Your objective: Reproduce nothing but the lines from the start of the material through the line that includes "['pF24=0.0004', 'pF24=0.0009', 'pF24=0.0010', 'pF24=0.0005'];", both ends included, and omit every picture.
○ ○ ○ ○
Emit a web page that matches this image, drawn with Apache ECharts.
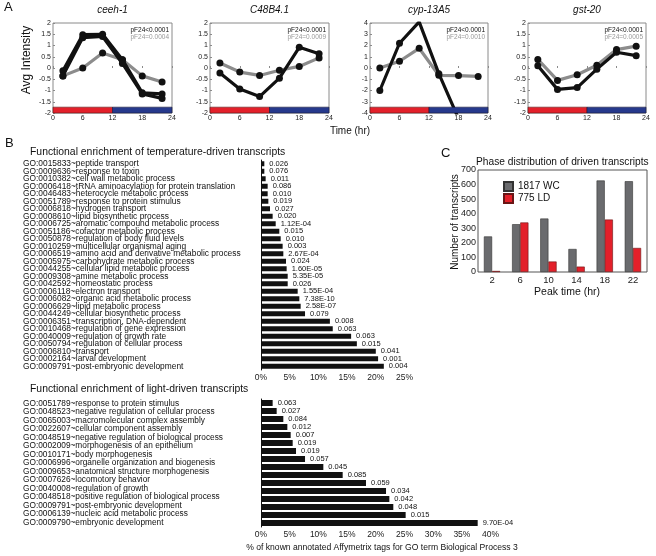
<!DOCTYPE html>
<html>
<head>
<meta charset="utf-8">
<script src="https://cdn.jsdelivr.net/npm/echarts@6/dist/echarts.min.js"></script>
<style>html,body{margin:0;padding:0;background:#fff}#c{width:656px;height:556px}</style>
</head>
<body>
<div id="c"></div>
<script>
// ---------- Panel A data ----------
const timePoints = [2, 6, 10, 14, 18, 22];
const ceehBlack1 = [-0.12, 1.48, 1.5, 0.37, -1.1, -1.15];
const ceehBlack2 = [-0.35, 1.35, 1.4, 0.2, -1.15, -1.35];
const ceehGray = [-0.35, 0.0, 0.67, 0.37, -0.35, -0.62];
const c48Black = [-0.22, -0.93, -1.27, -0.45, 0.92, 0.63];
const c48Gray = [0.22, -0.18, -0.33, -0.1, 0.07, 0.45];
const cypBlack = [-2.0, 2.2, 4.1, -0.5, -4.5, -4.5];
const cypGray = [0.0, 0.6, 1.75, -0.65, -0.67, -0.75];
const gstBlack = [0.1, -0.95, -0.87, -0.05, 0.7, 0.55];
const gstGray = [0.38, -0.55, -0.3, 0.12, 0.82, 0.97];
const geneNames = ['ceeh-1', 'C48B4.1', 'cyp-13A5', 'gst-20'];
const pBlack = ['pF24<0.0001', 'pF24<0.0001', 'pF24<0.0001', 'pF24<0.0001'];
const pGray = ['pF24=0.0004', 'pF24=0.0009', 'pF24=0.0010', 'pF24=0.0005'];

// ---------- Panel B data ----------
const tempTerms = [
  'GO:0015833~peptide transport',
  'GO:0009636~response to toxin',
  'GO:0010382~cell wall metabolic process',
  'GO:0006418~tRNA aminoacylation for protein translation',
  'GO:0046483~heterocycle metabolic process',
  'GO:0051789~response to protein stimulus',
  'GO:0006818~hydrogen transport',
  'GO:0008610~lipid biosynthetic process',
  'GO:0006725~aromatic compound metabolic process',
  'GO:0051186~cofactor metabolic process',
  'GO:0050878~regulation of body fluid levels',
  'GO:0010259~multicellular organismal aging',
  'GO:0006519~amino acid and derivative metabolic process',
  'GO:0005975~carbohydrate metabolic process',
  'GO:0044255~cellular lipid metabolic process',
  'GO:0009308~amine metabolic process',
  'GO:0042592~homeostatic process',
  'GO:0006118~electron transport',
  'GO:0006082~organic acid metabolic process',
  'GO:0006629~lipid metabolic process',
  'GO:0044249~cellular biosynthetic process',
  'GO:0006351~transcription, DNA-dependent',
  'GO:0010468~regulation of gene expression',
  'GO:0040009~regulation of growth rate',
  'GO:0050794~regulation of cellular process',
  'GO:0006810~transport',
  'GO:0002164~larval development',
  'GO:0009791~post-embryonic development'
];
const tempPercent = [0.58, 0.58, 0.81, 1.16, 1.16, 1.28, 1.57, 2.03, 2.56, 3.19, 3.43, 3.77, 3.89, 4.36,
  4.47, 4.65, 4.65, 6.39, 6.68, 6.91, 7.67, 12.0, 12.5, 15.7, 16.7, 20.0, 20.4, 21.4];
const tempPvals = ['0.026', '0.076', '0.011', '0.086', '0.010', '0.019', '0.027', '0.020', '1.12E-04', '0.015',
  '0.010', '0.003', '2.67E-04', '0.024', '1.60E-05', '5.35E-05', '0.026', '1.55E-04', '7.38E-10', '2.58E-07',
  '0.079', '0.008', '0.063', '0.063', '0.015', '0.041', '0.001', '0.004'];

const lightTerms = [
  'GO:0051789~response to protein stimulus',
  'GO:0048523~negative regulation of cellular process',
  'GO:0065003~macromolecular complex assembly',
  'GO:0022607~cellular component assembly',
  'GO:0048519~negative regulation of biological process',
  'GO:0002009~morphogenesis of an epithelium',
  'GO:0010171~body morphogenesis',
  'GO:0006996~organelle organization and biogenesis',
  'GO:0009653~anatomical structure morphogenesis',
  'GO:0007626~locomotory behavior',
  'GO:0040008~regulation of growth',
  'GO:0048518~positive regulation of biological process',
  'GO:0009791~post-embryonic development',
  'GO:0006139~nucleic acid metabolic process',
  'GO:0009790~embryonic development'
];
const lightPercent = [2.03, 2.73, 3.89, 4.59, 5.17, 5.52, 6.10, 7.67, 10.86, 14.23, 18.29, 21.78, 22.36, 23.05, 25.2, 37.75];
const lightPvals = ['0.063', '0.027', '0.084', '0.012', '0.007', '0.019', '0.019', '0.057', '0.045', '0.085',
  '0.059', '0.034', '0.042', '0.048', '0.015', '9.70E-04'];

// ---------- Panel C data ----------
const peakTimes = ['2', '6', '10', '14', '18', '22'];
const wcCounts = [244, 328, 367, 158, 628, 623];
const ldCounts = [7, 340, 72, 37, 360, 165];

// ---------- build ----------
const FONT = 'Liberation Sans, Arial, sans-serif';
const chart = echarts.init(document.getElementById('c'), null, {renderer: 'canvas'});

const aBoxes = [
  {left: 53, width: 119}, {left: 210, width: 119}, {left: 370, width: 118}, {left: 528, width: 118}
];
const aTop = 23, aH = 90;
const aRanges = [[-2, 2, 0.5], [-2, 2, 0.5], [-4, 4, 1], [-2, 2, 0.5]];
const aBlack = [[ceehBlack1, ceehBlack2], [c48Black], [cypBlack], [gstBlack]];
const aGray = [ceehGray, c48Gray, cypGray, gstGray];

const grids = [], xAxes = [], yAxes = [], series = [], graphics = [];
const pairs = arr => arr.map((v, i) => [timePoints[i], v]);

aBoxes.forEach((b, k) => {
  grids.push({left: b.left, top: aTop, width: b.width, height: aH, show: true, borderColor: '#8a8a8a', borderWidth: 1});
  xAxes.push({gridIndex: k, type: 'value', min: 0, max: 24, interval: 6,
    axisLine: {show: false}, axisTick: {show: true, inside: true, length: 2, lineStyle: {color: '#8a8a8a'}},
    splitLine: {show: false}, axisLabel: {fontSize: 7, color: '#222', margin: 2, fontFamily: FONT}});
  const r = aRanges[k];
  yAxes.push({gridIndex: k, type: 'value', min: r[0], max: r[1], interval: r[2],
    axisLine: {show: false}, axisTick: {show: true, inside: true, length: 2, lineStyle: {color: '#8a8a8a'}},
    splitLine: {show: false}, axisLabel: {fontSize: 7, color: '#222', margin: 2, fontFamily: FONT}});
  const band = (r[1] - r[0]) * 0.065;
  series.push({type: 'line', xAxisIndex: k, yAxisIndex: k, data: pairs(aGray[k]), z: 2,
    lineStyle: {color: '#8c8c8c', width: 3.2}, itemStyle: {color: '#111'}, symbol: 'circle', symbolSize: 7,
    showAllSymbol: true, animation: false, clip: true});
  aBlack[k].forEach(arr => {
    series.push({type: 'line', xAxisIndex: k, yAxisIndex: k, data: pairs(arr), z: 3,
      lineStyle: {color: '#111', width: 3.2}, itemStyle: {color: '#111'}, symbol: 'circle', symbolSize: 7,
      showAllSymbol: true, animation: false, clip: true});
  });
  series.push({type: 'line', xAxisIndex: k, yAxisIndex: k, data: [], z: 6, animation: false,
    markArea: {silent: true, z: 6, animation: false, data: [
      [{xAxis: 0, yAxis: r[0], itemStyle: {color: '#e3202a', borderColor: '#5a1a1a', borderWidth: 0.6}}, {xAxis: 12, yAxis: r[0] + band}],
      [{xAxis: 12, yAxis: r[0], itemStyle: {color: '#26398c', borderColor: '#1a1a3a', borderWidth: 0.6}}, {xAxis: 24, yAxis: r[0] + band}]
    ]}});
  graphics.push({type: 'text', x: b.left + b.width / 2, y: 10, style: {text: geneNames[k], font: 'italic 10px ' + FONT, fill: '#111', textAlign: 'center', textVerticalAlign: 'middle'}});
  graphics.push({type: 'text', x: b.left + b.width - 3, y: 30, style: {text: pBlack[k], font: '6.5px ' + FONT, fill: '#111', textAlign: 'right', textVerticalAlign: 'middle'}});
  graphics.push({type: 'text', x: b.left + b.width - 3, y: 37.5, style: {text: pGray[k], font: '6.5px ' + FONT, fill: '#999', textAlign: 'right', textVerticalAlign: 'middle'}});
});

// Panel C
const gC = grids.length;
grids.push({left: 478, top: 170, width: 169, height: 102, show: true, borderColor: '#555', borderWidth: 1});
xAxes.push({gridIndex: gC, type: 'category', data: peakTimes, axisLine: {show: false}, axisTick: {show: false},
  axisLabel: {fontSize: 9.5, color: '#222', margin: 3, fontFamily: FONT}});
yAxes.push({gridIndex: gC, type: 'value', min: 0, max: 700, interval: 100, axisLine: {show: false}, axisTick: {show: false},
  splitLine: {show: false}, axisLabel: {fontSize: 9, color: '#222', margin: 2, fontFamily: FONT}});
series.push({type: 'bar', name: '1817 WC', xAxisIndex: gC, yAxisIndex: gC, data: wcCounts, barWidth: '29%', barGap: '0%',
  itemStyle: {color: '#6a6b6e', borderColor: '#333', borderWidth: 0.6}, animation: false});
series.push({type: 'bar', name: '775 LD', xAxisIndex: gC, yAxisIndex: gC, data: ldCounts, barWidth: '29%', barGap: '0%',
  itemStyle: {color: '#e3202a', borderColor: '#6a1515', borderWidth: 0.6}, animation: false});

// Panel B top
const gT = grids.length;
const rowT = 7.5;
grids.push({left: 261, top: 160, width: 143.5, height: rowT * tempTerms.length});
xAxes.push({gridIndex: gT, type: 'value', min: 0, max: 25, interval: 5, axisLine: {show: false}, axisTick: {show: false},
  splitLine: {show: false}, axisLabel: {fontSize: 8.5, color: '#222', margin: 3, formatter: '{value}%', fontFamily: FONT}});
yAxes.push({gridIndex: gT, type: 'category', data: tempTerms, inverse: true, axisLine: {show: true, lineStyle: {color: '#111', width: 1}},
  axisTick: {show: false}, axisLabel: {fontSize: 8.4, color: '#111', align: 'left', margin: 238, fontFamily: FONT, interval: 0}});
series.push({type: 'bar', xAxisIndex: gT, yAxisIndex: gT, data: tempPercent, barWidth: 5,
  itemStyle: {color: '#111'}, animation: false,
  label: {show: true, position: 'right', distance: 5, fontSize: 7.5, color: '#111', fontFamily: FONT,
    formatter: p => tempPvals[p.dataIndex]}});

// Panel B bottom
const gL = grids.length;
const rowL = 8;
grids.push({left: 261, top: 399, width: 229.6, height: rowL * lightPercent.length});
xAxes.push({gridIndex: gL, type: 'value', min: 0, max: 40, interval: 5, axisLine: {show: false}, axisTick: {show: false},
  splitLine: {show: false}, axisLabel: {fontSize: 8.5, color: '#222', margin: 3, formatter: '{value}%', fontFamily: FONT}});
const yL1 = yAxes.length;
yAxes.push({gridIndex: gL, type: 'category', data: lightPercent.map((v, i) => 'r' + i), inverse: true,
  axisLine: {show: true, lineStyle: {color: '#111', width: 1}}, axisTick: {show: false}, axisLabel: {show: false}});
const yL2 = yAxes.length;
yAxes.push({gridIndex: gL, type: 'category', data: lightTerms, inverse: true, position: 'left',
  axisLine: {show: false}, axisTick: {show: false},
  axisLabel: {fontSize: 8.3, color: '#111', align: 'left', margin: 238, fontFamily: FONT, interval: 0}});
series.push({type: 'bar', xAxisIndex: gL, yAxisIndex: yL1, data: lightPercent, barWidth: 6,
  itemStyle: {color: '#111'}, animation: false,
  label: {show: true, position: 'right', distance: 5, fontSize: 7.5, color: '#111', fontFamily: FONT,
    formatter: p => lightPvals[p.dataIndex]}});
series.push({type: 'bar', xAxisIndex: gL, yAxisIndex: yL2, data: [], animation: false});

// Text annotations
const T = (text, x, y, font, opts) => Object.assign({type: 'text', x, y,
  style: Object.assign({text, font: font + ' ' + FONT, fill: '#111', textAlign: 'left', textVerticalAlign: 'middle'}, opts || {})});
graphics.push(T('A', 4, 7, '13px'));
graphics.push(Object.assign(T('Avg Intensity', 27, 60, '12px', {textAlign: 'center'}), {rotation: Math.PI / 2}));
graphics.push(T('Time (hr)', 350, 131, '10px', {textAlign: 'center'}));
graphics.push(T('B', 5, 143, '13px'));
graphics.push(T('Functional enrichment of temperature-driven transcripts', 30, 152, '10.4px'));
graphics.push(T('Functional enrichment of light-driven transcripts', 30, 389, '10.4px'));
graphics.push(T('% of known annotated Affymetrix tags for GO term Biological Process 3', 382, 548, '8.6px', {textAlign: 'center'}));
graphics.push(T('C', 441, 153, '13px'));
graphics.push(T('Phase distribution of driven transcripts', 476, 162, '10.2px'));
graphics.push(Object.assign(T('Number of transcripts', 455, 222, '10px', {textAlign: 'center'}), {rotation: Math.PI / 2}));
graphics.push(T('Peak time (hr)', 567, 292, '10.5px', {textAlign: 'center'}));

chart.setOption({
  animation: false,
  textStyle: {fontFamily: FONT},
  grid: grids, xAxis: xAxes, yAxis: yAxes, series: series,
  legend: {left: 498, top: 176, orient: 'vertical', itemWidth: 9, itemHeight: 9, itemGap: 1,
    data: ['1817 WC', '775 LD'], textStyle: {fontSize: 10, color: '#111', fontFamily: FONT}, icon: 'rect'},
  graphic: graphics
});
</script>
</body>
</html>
○ ○ ○ ○
Response to the task:
Emit a web page that matches this image, drawn with Apache ECharts.
<!DOCTYPE html>
<html>
<head>
<meta charset="utf-8">
<script src="https://cdn.jsdelivr.net/npm/echarts@6/dist/echarts.min.js"></script>
<style>html,body{margin:0;padding:0;background:#fff}#c{width:656px;height:556px}</style>
</head>
<body>
<div id="c"></div>
<script>
// ---------- Panel A data ----------
const timePoints = [2, 6, 10, 14, 18, 22];
const ceehBlack1 = [-0.12, 1.48, 1.5, 0.37, -1.1, -1.15];
const ceehBlack2 = [-0.35, 1.35, 1.4, 0.2, -1.15, -1.35];
const ceehGray = [-0.35, 0.0, 0.67, 0.37, -0.35, -0.62];
const c48Black = [-0.22, -0.93, -1.27, -0.45, 0.92, 0.63];
const c48Gray = [0.22, -0.18, -0.33, -0.1, 0.07, 0.45];
const cypBlack = [-2.0, 2.2, 4.1, -0.5, -4.5, -4.5];
const cypGray = [0.0, 0.6, 1.75, -0.65, -0.67, -0.75];
const gstBlack = [0.1, -0.95, -0.87, -0.05, 0.7, 0.55];
const gstGray = [0.38, -0.55, -0.3, 0.12, 0.82, 0.97];
const geneNames = ['ceeh-1', 'C48B4.1', 'cyp-13A5', 'gst-20'];
const pBlack = ['pF24<0.0001', 'pF24<0.0001', 'pF24<0.0001', 'pF24<0.0001'];
const pGray = ['pF24=0.0004', 'pF24=0.0009', 'pF24=0.0010', 'pF24=0.0005'];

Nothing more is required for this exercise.